**Work instructions:** Retype exactly what runs from the first line of the data to the line with "fig = go.Figure()", keeping both of those lines and skipping pictures.

***

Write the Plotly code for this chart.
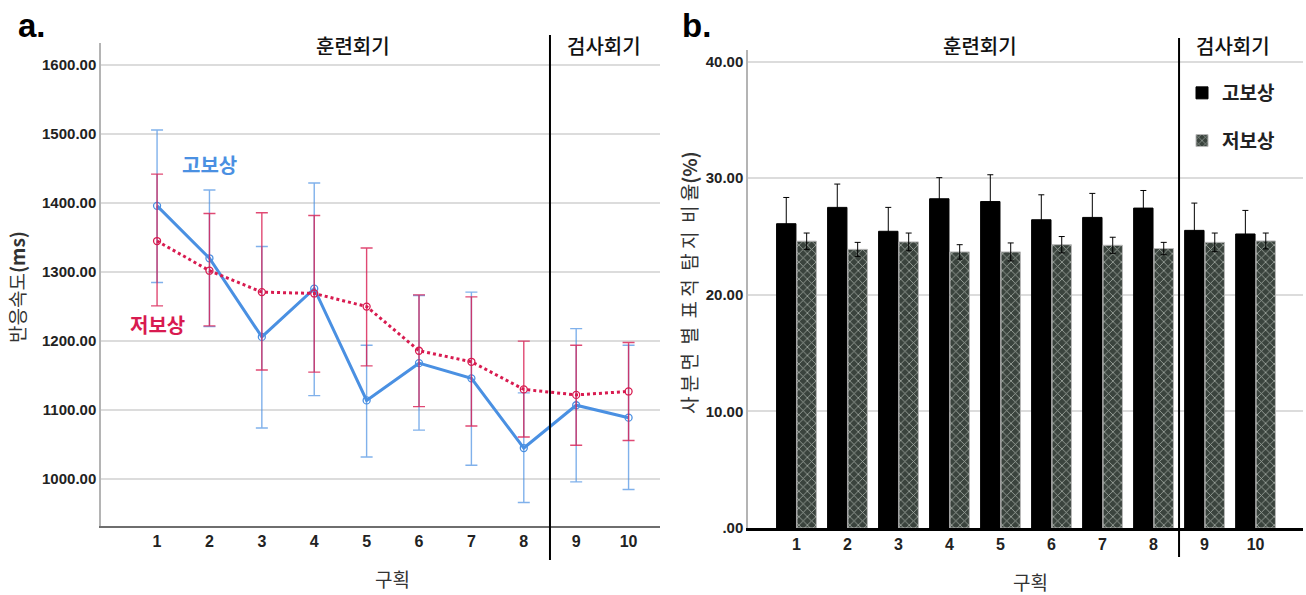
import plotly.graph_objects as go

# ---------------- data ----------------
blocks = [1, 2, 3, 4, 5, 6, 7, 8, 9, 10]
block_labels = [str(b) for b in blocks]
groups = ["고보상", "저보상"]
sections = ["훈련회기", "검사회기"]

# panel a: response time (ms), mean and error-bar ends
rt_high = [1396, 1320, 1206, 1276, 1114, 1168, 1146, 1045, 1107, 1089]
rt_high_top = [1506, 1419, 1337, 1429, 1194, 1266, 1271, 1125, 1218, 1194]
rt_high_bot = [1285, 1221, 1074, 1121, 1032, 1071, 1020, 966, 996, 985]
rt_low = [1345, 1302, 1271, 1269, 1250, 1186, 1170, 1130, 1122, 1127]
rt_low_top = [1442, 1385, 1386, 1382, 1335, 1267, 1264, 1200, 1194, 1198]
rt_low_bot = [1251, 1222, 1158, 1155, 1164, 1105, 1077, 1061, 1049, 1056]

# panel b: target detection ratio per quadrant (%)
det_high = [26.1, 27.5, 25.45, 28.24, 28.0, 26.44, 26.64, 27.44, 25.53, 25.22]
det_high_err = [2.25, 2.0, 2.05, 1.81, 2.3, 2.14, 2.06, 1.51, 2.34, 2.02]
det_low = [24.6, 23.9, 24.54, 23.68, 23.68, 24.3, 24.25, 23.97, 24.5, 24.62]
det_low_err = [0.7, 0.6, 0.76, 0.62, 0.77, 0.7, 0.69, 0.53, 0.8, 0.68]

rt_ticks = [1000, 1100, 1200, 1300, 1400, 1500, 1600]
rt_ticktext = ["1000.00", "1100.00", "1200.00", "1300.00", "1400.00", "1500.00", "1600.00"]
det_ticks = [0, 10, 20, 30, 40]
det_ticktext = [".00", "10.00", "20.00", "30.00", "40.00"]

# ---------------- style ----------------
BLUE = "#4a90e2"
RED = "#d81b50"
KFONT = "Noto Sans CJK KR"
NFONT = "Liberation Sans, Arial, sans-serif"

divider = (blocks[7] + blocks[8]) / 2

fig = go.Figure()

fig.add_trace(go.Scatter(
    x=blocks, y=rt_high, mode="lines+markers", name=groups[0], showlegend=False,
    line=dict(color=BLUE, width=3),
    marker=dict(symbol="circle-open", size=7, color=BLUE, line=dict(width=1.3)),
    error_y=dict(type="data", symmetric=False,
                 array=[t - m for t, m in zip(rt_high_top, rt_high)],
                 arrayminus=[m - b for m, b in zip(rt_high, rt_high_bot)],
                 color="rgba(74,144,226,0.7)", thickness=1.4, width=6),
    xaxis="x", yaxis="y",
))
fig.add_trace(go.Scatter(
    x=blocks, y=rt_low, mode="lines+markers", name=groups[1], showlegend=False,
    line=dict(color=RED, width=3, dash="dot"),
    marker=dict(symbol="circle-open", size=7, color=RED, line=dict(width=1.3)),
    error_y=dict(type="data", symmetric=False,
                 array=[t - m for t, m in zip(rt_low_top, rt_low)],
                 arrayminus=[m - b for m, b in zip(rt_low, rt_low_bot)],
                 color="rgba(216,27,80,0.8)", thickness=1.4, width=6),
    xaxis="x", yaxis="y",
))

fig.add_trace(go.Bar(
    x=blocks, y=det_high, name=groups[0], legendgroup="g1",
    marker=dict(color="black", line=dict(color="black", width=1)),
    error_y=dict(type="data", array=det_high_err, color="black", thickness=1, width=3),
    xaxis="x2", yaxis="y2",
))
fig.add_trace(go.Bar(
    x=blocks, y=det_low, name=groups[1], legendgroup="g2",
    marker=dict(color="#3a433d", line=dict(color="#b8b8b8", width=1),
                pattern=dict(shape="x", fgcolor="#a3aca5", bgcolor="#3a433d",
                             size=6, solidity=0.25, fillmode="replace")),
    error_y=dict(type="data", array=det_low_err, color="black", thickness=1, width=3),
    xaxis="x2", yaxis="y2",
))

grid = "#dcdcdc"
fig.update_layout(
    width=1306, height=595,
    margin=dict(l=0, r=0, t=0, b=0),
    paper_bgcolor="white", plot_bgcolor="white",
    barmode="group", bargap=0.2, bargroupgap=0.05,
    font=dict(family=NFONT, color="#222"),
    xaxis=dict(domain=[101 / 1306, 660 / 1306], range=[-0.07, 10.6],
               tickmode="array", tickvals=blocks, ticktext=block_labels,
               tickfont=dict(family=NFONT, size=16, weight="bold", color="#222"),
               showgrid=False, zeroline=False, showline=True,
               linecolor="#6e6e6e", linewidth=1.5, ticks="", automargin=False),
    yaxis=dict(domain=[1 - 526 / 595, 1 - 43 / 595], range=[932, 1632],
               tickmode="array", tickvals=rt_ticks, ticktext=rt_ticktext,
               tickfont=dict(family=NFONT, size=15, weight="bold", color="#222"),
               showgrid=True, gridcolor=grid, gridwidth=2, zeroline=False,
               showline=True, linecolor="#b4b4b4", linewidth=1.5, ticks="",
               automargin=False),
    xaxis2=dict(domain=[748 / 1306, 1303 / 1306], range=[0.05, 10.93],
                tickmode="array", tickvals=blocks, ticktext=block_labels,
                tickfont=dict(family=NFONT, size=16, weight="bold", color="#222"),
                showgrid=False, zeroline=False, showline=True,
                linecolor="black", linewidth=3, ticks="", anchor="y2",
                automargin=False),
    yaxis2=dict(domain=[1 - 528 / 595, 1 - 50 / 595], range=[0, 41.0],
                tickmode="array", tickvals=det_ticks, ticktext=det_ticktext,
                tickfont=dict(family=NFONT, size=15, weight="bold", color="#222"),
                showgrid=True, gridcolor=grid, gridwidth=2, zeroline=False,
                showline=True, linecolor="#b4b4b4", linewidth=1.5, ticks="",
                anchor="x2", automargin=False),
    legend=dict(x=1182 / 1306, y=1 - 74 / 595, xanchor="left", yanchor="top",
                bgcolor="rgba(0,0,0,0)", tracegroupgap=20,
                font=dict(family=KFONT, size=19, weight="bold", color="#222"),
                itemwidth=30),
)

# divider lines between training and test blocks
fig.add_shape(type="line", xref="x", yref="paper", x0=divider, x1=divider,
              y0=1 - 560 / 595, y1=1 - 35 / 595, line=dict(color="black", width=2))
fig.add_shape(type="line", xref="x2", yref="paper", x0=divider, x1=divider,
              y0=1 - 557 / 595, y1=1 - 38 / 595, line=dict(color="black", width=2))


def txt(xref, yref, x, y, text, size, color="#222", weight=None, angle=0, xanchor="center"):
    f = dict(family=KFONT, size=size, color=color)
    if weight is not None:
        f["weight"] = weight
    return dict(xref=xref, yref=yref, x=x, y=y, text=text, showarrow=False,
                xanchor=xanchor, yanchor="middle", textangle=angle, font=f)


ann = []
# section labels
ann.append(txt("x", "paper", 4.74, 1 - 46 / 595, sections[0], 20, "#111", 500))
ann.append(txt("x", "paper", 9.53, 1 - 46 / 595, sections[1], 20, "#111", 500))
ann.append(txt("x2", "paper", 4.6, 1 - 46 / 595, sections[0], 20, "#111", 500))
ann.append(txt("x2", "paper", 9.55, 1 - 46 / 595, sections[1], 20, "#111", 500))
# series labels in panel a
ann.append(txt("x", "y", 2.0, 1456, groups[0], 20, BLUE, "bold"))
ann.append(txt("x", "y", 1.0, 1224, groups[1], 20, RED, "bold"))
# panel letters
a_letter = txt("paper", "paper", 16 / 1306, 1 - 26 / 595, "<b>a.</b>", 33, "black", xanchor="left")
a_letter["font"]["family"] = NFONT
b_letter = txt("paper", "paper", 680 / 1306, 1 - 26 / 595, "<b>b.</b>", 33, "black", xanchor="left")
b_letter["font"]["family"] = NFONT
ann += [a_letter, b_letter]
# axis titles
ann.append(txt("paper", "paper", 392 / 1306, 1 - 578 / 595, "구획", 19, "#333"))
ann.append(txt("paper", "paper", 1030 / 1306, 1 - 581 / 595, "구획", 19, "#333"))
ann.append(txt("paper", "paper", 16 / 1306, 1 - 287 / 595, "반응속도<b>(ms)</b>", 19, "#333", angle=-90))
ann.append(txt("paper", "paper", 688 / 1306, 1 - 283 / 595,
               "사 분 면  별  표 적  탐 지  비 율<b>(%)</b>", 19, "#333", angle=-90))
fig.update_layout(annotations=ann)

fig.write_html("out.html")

***

**Full output:**
Write the Plotly code for this chart.
import plotly.graph_objects as go

# ---------------- data ----------------
blocks = [1, 2, 3, 4, 5, 6, 7, 8, 9, 10]
block_labels = [str(b) for b in blocks]
groups = ["고보상", "저보상"]
sections = ["훈련회기", "검사회기"]

# panel a: response time (ms), mean and error-bar ends
rt_high = [1396, 1320, 1206, 1276, 1114, 1168, 1146, 1045, 1107, 1089]
rt_high_top = [1506, 1419, 1337, 1429, 1194, 1266, 1271, 1125, 1218, 1194]
rt_high_bot = [1285, 1221, 1074, 1121, 1032, 1071, 1020, 966, 996, 985]
rt_low = [1345, 1302, 1271, 1269, 1250, 1186, 1170, 1130, 1122, 1127]
rt_low_top = [1442, 1385, 1386, 1382, 1335, 1267, 1264, 1200, 1194, 1198]
rt_low_bot = [1251, 1222, 1158, 1155, 1164, 1105, 1077, 1061, 1049, 1056]

# panel b: target detection ratio per quadrant (%)
det_high = [26.1, 27.5, 25.45, 28.24, 28.0, 26.44, 26.64, 27.44, 25.53, 25.22]
det_high_err = [2.25, 2.0, 2.05, 1.81, 2.3, 2.14, 2.06, 1.51, 2.34, 2.02]
det_low = [24.6, 23.9, 24.54, 23.68, 23.68, 24.3, 24.25, 23.97, 24.5, 24.62]
det_low_err = [0.7, 0.6, 0.76, 0.62, 0.77, 0.7, 0.69, 0.53, 0.8, 0.68]

rt_ticks = [1000, 1100, 1200, 1300, 1400, 1500, 1600]
rt_ticktext = ["1000.00", "1100.00", "1200.00", "1300.00", "1400.00", "1500.00", "1600.00"]
det_ticks = [0, 10, 20, 30, 40]
det_ticktext = [".00", "10.00", "20.00", "30.00", "40.00"]

# ---------------- style ----------------
BLUE = "#4a90e2"
RED = "#d81b50"
KFONT = "Noto Sans CJK KR"
NFONT = "Liberation Sans, Arial, sans-serif"

divider = (blocks[7] + blocks[8]) / 2

fig = go.Figure()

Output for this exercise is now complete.